I love data – and the importance of monitoring

I find failure causes interesting.  I enjoy fixing things, but more so I like learning why something is broke.  A large part of fixing any problem is finding the root cause.  One of the things that can aid in finding a root cause is data.  The more data you have on something, the easier it is for you to spot an anomaly and track down the root cause.

Let’s take a real world example.  We implement a monitoring tool call Nagios XI where I work and it does all sort of nifty monitoring and alerting for us.  I recently got a notification that disk space was running low for a particular mounted disk that is used to store various files.  This alert was unusual as the files on this disk are only kept for a specific time period (45 days in this case) and then they are purged.  So seeing this alert raised an eye brow.  First thing I did?  Check our monitoring system.  Let’s see what recent disk usage activity looks like for the last few months:

Look at that data!

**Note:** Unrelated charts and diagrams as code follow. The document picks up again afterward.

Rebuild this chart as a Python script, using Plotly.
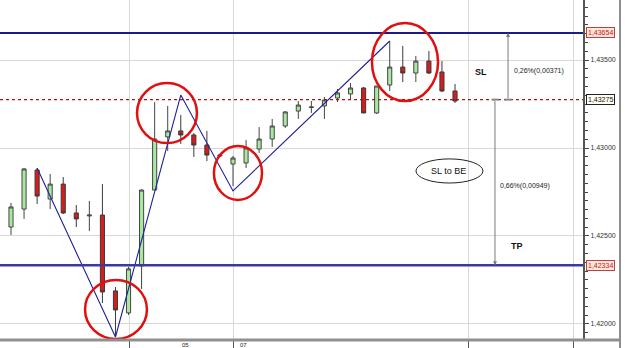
import plotly.graph_objects as go

# ---- data ----
idx = list(range(35))
opens = [1.42551, 1.42653, 1.42875, 1.42710, 1.42795, 1.42631, 1.42614, 1.42619, 1.42188, 1.42063,
         1.42330, 1.42761, 1.43063, 1.43097, 1.43074, 1.43017, 1.42955, 1.42909, 1.42915, 1.42994,
         1.43051, 1.43125, 1.43210, 1.43230, 1.43239, 1.43284, 1.43307, 1.43341, 1.43199, 1.43358,
         1.43460, 1.43426, 1.43494, 1.43432, 1.43324]
highs = [1.42688, 1.42886, 1.42886, 1.42852, 1.42835, 1.42676, 1.42699, 1.42795, 1.42210, 1.42324,
         1.42766, 1.43261, 1.43239, 1.43188, 1.43085, 1.43097, 1.42966, 1.42955, 1.43045, 1.43119,
         1.43165, 1.43210, 1.43267, 1.43267, 1.43290, 1.43335, 1.43369, 1.43347, 1.43352, 1.43608,
         1.43580, 1.43523, 1.43551, 1.43494, 1.43364]
lows = [1.42506, 1.42597, 1.42682, 1.42653, 1.42625, 1.42551, 1.42528, 1.42119, 1.41926, 1.42051,
        1.42199, 1.42761, 1.42983, 1.43023, 1.42949, 1.42926, 1.42949, 1.42784, 1.42886, 1.42972,
        1.43006, 1.43114, 1.43165, 1.43199, 1.43165, 1.43261, 1.43273, 1.43199, 1.43193, 1.43324,
        1.43375, 1.43375, 1.43420, 1.43318, 1.43256]
closes = [1.42665, 1.42881, 1.42727, 1.42795, 1.42631, 1.42597, 1.42619, 1.42182, 1.42080, 1.42313,
          1.42761, 1.43051, 1.43097, 1.43074, 1.43017, 1.42960, 1.42960, 1.42943, 1.43000, 1.43051,
          1.43125, 1.43205, 1.43244, 1.43233, 1.43273, 1.43313, 1.43341, 1.43199, 1.43352, 1.43460,
          1.43426, 1.43494, 1.43426, 1.43324, 1.43267]

zig_x = [2, 8, 13, 17, 29]
zig_y = [1.42886, 1.41926, 1.43301, 1.42756, 1.43608]

SL_LEVEL = 1.43654
ENTRY_LEVEL = 1.43275
TP_LEVEL = 1.42334
level_labels = ["1,43654", "1,43275", "1,42334"]

grid_x = [9.11, 17.0, 35.07, 43.11]
day_labels = ["05", "07"]
day_label_x = [13.0, 17.45]

FONT = "Liberation Sans, Arial, sans-serif"

fig = go.Figure()

fig.add_trace(go.Candlestick(
    x=idx, open=opens, high=highs, low=lows, close=closes,
    increasing=dict(fillcolor="#a8e8a0", line=dict(color="#454545", width=1)),
    decreasing=dict(fillcolor="#d81c1c", line=dict(color="#3a3a3a", width=1)),
    showlegend=False, hoverinfo="skip",
))

fig.add_trace(go.Scatter(
    x=zig_x, y=zig_y, mode="lines",
    line=dict(color="#1f1f9a", width=1.1), showlegend=False, hoverinfo="skip",
))

shapes = []
# level lines
shapes.append(dict(type="line", xref="paper", yref="y", x0=0, x1=1, y0=SL_LEVEL, y1=SL_LEVEL,
                   line=dict(color="#1c1c88", width=2)))
shapes.append(dict(type="line", xref="paper", yref="y", x0=0, x1=1, y0=TP_LEVEL, y1=TP_LEVEL,
                   line=dict(color="#3a3aa0", width=2.5)))
shapes.append(dict(type="line", xref="paper", yref="y", x0=0, x1=1, y0=ENTRY_LEVEL, y1=ENTRY_LEVEL,
                   line=dict(color="#a01818", width=1.3, dash="dot")))
# red hand-drawn circles
red_circles = [(5.67, 10.41, 1.41915, 1.42250),
               (9.65, 14.24, 1.43028, 1.43369),
               (15.54, 19.22, 1.42705, 1.43011),
               (27.64, 32.70, 1.43267, 1.43710)]
for x0, x1, y0, y1 in red_circles:
    shapes.append(dict(type="circle", xref="x", yref="y", x0=x0, x1=x1, y0=y0, y1=y1,
                       line=dict(color="#e01010", width=2.5)))
# SL to BE ellipse
shapes.append(dict(type="circle", xref="x", yref="y", x0=31.01, x1=36.14, y0=1.42801, y1=1.42938,
                   line=dict(color="#222222", width=1)))
# small ticks at arrow bases
shapes.append(dict(type="line", xref="x", yref="y", x0=37.8, x1=38.35, y0=ENTRY_LEVEL, y1=ENTRY_LEVEL,
                   line=dict(color="#888888", width=2)))
shapes.append(dict(type="line", xref="x", yref="y", x0=36.8, x1=37.35, y0=ENTRY_LEVEL, y1=ENTRY_LEVEL,
                   line=dict(color="#888888", width=2)))
# frame lines on the right / bottom extension
shapes.append(dict(type="line", xref="paper", yref="paper", x0=1.0635, x1=1.0635, y0=-0.03, y1=1,
                   line=dict(color="#6a6a6a", width=1.5)))
shapes.append(dict(type="line", xref="paper", yref="paper", x0=0, x1=1.0635, y0=0, y1=0,
                   line=dict(color="#909090", width=3)))

annotations = []
# arrows
annotations.append(dict(x=38.06, y=SL_LEVEL, ax=38.06, ay=ENTRY_LEVEL, xref="x", yref="y",
                        axref="x", ayref="y", text="", showarrow=True, arrowhead=2,
                        arrowsize=0.8, arrowwidth=1, arrowcolor="#7a7a7a"))
annotations.append(dict(x=37.06, y=TP_LEVEL, ax=37.06, ay=ENTRY_LEVEL, xref="x", yref="y",
                        axref="x", ayref="y", text="", showarrow=True, arrowhead=2,
                        arrowsize=0.8, arrowwidth=1, arrowcolor="#7a7a7a"))
# texts
annotations.append(dict(x=36.0, y=1.43432, xref="x", yref="y", text="<b>SL</b>", showarrow=False,
                        font=dict(family=FONT, size=9, color="#111111")))
annotations.append(dict(x=38.35, y=1.43438, xref="x", yref="y", text="0,26%(0,00371)", showarrow=False,
                        xanchor="left", font=dict(family=FONT, size=7, color="#222222")))
annotations.append(dict(x=33.5, y=1.42869, xref="x", yref="y", text="SL to BE", showarrow=False,
                        font=dict(family=FONT, size=9, color="#111111")))
annotations.append(dict(x=37.3, y=1.42784, xref="x", yref="y", text="0,66%(0,00949)", showarrow=False,
                        xanchor="left", font=dict(family=FONT, size=7, color="#222222")))
annotations.append(dict(x=38.74, y=1.42443, xref="x", yref="y", text="<b>TP</b>", showarrow=False,
                        font=dict(family=FONT, size=9, color="#111111")))
# price tags
tag_styles = [("#c04040", "#fde6dc", "#c02020"),
              ("#222222", "#fffff4", "#111111"),
              ("#c04040", "#fde6dc", "#c02020")]
for lvl, lab, (bc, bg, fc) in zip([SL_LEVEL, ENTRY_LEVEL, TP_LEVEL], level_labels, tag_styles):
    annotations.append(dict(x=1, y=lvl, xref="paper", yref="y", text=lab, showarrow=False,
                            xanchor="left", xshift=3, bordercolor=bc, borderwidth=1, borderpad=1,
                            bgcolor=bg, font=dict(family=FONT, size=7, color=fc)))
# day labels
for lx, lt in zip(day_label_x, day_labels):
    annotations.append(dict(x=lx, y=0, xref="x", yref="paper", yanchor="middle", xanchor="left",
                            text=lt, showarrow=False, yshift=-4.5, borderpad=0,
                            font=dict(family=FONT, size=6, color="#222222")))

fig.update_layout(
    width=625, height=348,
    margin=dict(l=0, r=42, t=0, b=8),
    paper_bgcolor="white", plot_bgcolor="white",
    separators=", ",
    boxgap=0.55,
    shapes=shapes, annotations=annotations,
    showlegend=False,
    xaxis=dict(range=[-0.842, 43.8], rangeslider=dict(visible=False), showgrid=True,
               tickmode="array", tickvals=grid_x, ticktext=["", "", "", ""],
               gridcolor="#d8d8d8", gridwidth=1, zeroline=False, showline=False,
               ticks="outside", ticklen=8, tickcolor="#555555", tickwidth=1),
    yaxis=dict(side="right", range=[1.41909, 1.43841], tick0=1.42, dtick=0.005,
               tickformat=".5f", showgrid=True, gridcolor="#d8d8d8", gridwidth=1,
               zeroline=False, showline=True, linecolor="#555555", linewidth=2,
               ticks="outside", ticklen=4, tickcolor="#444444",
               tickfont=dict(family=FONT, size=7, color="#333333"),
               minor=dict(dtick=0.0005, ticks="outside", ticklen=3, tickcolor="#444444", showgrid=False)),
)

fig.write_html("out.html")
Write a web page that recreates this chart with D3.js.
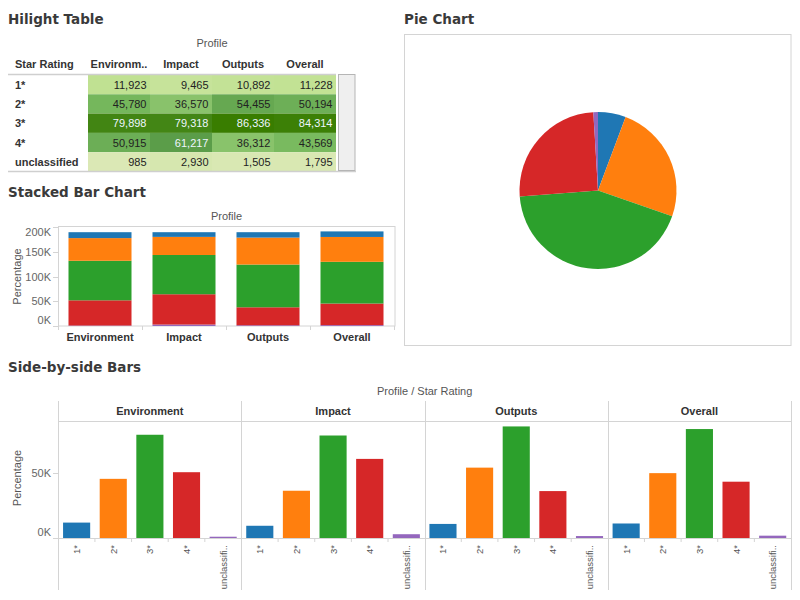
<!DOCTYPE html>
<html>
<head>
<meta charset="utf-8">
<script src="https://cdn.jsdelivr.net/npm/d3@7"></script>
<style>
  html, body { margin: 0; padding: 0; background: #fff; }
  svg { display: block; }
</style>
</head>
<body>
<svg id="chart" width="800" height="600"></svg>
<script>
// ---------- DATA ----------
const profiles = ["Environment", "Impact", "Outputs", "Overall"];
const ratings = ["1*", "2*", "3*", "4*", "unclassified"];
const environment = [11923, 45780, 79898, 50915, 985];
const impact = [9465, 36570, 79318, 61217, 2930];
const outputs = [10892, 54455, 86336, 36312, 1505];
const overall = [11228, 50194, 84314, 43569, 1795];
const stackTicks = [0, 50000, 100000, 150000, 200000];
const sideTicks = [0, 50000];

// ---------- STYLE ----------
const ratingColors = ["#1f77b4", "#ff7f0e", "#2ca02c", "#d62728", "#9467bd"];
const gridGray = "#d4d4d4";
const titleFont = "'DejaVu Sans', sans-serif";
const bodyFont = "'Liberation Sans', Arial, sans-serif";

const seriesByProfile = [environment, impact, outputs, overall];
const table = [];
profiles.forEach((p, pi) => ratings.forEach((r, ri) => table.push({ profile: p, rating: r, value: seriesByProfile[pi][ri] })));

const color = d3.scaleOrdinal(ratings, ratingColors);
const fmtK = d => (d / 1000) + "K";
const fmtNum = d3.format(",");
const trunc = (s, n) => s.length > n ? s.slice(0, n) + ".." : s;

const svg = d3.select("#chart");
svg.append("rect").attr("width", 800).attr("height", 600).attr("fill", "#fff");

function title(x, y, t) {
  svg.append("text").attr("x", x).attr("y", y).text(t)
    .attr("font-family", titleFont).attr("font-weight", "bold")
    .attr("font-size", 13.5).attr("fill", "#3a3a3a");
}
title(8, 24, "Hilight Table");
title(404, 24, "Pie Chart");
title(8, 197, "Stacked Bar Chart");
title(8, 372, "Side-by-side Bars");

// ---------- HILIGHT TABLE ----------
{
  const g = svg.append("g");
  const colX = d3.scaleBand(profiles, [88, 336]);
  const rowY = d3.scaleBand(ratings, [75, 171.5]);
  const heat = d3.scaleLinear([0, 12000, 45000, 62000, 86336],
    ["#dde9b8", "#c0e192", "#76b85d", "#5a9c48", "#397d00"]);

  g.append("text").attr("x", (88 + 336) / 2).attr("y", 47).attr("text-anchor", "middle")
    .attr("font-family", bodyFont).attr("font-size", 11).attr("fill", "#555").text("Profile");
  g.append("text").attr("x", 15).attr("y", 68)
    .attr("font-family", bodyFont).attr("font-size", 11).attr("font-weight", "bold").attr("fill", "#333").text("Star Rating");
  g.selectAll("text.colh").data(profiles).join("text").attr("class", "colh")
    .attr("x", d => colX(d) + colX.bandwidth() / 2).attr("y", 68).attr("text-anchor", "middle")
    .attr("font-family", bodyFont).attr("font-size", 11).attr("font-weight", "bold").attr("fill", "#333")
    .text(d => trunc(d, 8));

  g.selectAll("rect.cell").data(table).join("rect").attr("class", "cell")
    .attr("x", d => colX(d.profile)).attr("y", d => rowY(d.rating))
    .attr("width", colX.bandwidth()).attr("height", rowY.bandwidth())
    .attr("fill", d => heat(d.value));
  g.selectAll("text.val").data(table).join("text").attr("class", "val")
    .attr("x", d => colX(d.profile) + colX.bandwidth() - 3.5)
    .attr("y", d => rowY(d.rating) + rowY.bandwidth() / 2 + 4)
    .attr("text-anchor", "end").attr("font-family", bodyFont).attr("font-size", 11)
    .attr("fill", d => d.value > 60000 ? "#eef6ff" : "#222")
    .text(d => fmtNum(d.value));
  g.selectAll("text.rowh").data(ratings).join("text").attr("class", "rowh")
    .attr("x", 15).attr("y", d => rowY(d) + rowY.bandwidth() / 2 + 4)
    .attr("font-family", bodyFont).attr("font-size", 11).attr("font-weight", "bold").attr("fill", "#333")
    .text(d => d);

  g.append("line").attr("x1", 8).attr("x2", 336).attr("y1", 74.5).attr("y2", 74.5)
    .attr("stroke", "#cfcfcf").attr("stroke-width", 1.5);
  g.append("line").attr("x1", 8).attr("x2", 356).attr("y1", 171.5).attr("y2", 171.5)
    .attr("stroke", "#cfcfcf").attr("stroke-width", 1.5);
  // scrollbar
  g.append("rect").attr("x", 338.5).attr("y", 74.5).attr("width", 16.5).attr("height", 96)
    .attr("fill", "#efefef").attr("stroke", "#b5b5b5");
}

// ---------- PIE ----------
{
  svg.append("rect").attr("x", 404.5).attr("y", 34.5).attr("width", 386.5).attr("height", 311)
    .attr("fill", "#fff").attr("stroke", gridGray);
  const totals = ratings.map((r, i) => d3.sum(seriesByProfile, s => s[i]));
  const pie = d3.pie().sort(null).value(d => d.v);
  const arc = d3.arc().innerRadius(0).outerRadius(78.5);
  svg.append("g").attr("transform", "translate(598,190.5)")
    .selectAll("path").data(pie(ratings.map((r, i) => ({ r, v: totals[i] })))).join("path")
    .attr("d", arc).attr("fill", d => color(d.data.r));
}

// ---------- STACKED BAR ----------
{
  const g = svg.append("g");
  const x = d3.scaleBand(profiles, [58, 394]).paddingInner(0.25).paddingOuter(0.125);
  const y = d3.scaleLinear([0, 200000], [326, 227]);
  const stackOrder = ["unclassified", "4*", "3*", "2*", "1*"];
  const rows = profiles.map((p, pi) => {
    const o = { profile: p };
    ratings.forEach((r, ri) => o[r] = seriesByProfile[pi][ri]);
    return o;
  });
  const series = d3.stack().keys(stackOrder)(rows);

  g.append("rect").attr("x", 58.5).attr("y", 226.5).attr("width", 336.5).attr("height", 99.5)
    .attr("fill", "none").attr("stroke", gridGray);
  g.append("text").attr("x", (58 + 395) / 2).attr("y", 220).attr("text-anchor", "middle")
    .attr("font-family", bodyFont).attr("font-size", 11).attr("fill", "#555").text("Profile");

  g.selectAll("g.s").data(series).join("g").attr("class", "s").attr("fill", d => color(d.key))
    .selectAll("rect").data(d => d).join("rect")
    .attr("x", d => x(d.data.profile)).attr("width", x.bandwidth())
    .attr("y", d => y(d[1])).attr("height", d => y(d[0]) - y(d[1]));

  // y axis
  g.selectAll("line.yt").data(stackTicks).join("line").attr("class", "yt")
    .attr("x1", 53).attr("x2", 58).attr("y1", d => Math.round(y(d)) + 0.5).attr("y2", d => Math.round(y(d)) + 0.5)
    .attr("stroke", gridGray);
  g.selectAll("text.yl").data(stackTicks).join("text").attr("class", "yl")
    .attr("x", 51).attr("y", d => Math.min(Math.max(y(d), 232), 320) + 4)
    .attr("text-anchor", "end").attr("font-family", bodyFont).attr("font-size", 11).attr("fill", "#666")
    .text(fmtK);
  g.append("text").attr("transform", "translate(21,276.5) rotate(-90)").attr("text-anchor", "middle")
    .attr("font-family", bodyFont).attr("font-size", 11).attr("fill", "#555").text("Percentage");

  // x axis
  g.selectAll("line.xt").data(d3.range(profiles.length + 1)).join("line").attr("class", "xt")
    .attr("x1", i => 58.5 + i * x.step()).attr("x2", i => 58.5 + i * x.step())
    .attr("y1", 326).attr("y2", 330).attr("stroke", gridGray);
  g.selectAll("text.xl").data(profiles).join("text").attr("class", "xl")
    .attr("x", d => x(d) + x.bandwidth() / 2).attr("y", 341).attr("text-anchor", "middle")
    .attr("font-family", bodyFont).attr("font-size", 11).attr("font-weight", "bold").attr("fill", "#333")
    .text(d => d);
}

// ---------- SIDE-BY-SIDE ----------
{
  const g = svg.append("g");
  const fx = d3.scaleBand(profiles, [58.3, 791]);
  const x = d3.scaleBand(ratings, [0, fx.bandwidth()]).paddingInner(0.26).paddingOuter(0.13);
  const y = d3.scaleLinear([0, 90000], [538, 421.7]);

  g.append("text").attr("x", (58.3 + 791) / 2).attr("y", 395).attr("text-anchor", "middle")
    .attr("font-family", bodyFont).attr("font-size", 11).attr("fill", "#555").text("Profile  /  Star Rating");

  // frame lines
  g.append("line").attr("x1", 58.5).attr("x2", 791).attr("y1", 421.5).attr("y2", 421.5).attr("stroke", gridGray);
  g.append("line").attr("x1", 53).attr("x2", 791).attr("y1", 538.5).attr("y2", 538.5).attr("stroke", gridGray);
  g.selectAll("line.fv").data(d3.range(profiles.length + 1)).join("line").attr("class", "fv")
    .attr("x1", i => Math.round(58.3 + i * fx.step()) + 0.5).attr("x2", i => Math.round(58.3 + i * fx.step()) + 0.5)
    .attr("y1", 401).attr("y2", 590).attr("stroke", gridGray);

  const facets = g.selectAll("g.f").data(profiles).join("g").attr("class", "f")
    .attr("transform", d => `translate(${fx(d)},0)`);
  facets.append("text").attr("x", fx.bandwidth() / 2).attr("y", 415).attr("text-anchor", "middle")
    .attr("font-family", bodyFont).attr("font-size", 11).attr("font-weight", "bold").attr("fill", "#333")
    .text(d => d);
  facets.selectAll("rect").data(d => ratings.map((r, ri) => ({ r, v: seriesByProfile[profiles.indexOf(d)][ri] })))
    .join("rect")
    .attr("x", d => x(d.r)).attr("width", x.bandwidth())
    .attr("y", d => y(d.v)).attr("height", d => y(0) - y(d.v))
    .attr("fill", d => color(d.r));
  facets.selectAll("line.xt").data(d3.range(1, ratings.length)).join("line").attr("class", "xt")
    .attr("x1", i => i * x.step()).attr("x2", i => i * x.step())
    .attr("y1", 538).attr("y2", 542).attr("stroke", gridGray);
  facets.selectAll("text.xl").data(ratings).join("text").attr("class", "xl")
    .attr("transform", d => `translate(${x(d) + x.bandwidth() / 2 + 3.5},545) rotate(-90)`)
    .attr("text-anchor", "end").attr("font-family", bodyFont).attr("font-size", 9.5).attr("fill", "#555")
    .text(d => trunc(d, 10));

  // y axis
  g.selectAll("line.yt").data(sideTicks).join("line").attr("class", "yt")
    .attr("x1", 53).attr("x2", 58).attr("y1", d => Math.round(y(d)) + 0.5).attr("y2", d => Math.round(y(d)) + 0.5)
    .attr("stroke", gridGray);
  g.selectAll("text.yl").data(sideTicks).join("text").attr("class", "yl")
    .attr("x", 51).attr("y", d => Math.min(y(d), 532) + 4)
    .attr("text-anchor", "end").attr("font-family", bodyFont).attr("font-size", 11).attr("fill", "#666")
    .text(fmtK);
  g.append("text").attr("transform", "translate(21,478) rotate(-90)").attr("text-anchor", "middle")
    .attr("font-family", bodyFont).attr("font-size", 11).attr("fill", "#555").text("Percentage");
}
</script>
</body>
</html>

Isn’t it wonderful?  No?  Sure it is!  Let me explain… you can see things humming along nicely.  Files are getting deleted regularly keeping space usage in check… until mid-February.  Well that’s weird… what changed?  Remember what I said about the 45 day retention period?  Think what happened about 45 days before mid-February… That’s right, the New Year!  Our year changed from 2016 to 2017.  At this point, things start clicking.  Hop in to the server, and my suspicions are confirmed.  The retention job points to a year specific main folder.  It was pointed to the 2016 folder.  Simply updating the job to point to the 2017 folder and re-running the job fixed the issue.  Problem solved! At least for a year 🙂

And thus the importance of monitoring your stuff.  Had we not been monitoring this server, we wouldn’t have known this cron job broke and that the disk was approaching full. What happens when a disk maxes out?  Well, new data can’t be written, and would have been lost. Proactive monitoring once again saves the day, allowing us to to fix a problem before it actually becomes a real problem!  Pretty neat, you know, if you’re in to that kind of stuff.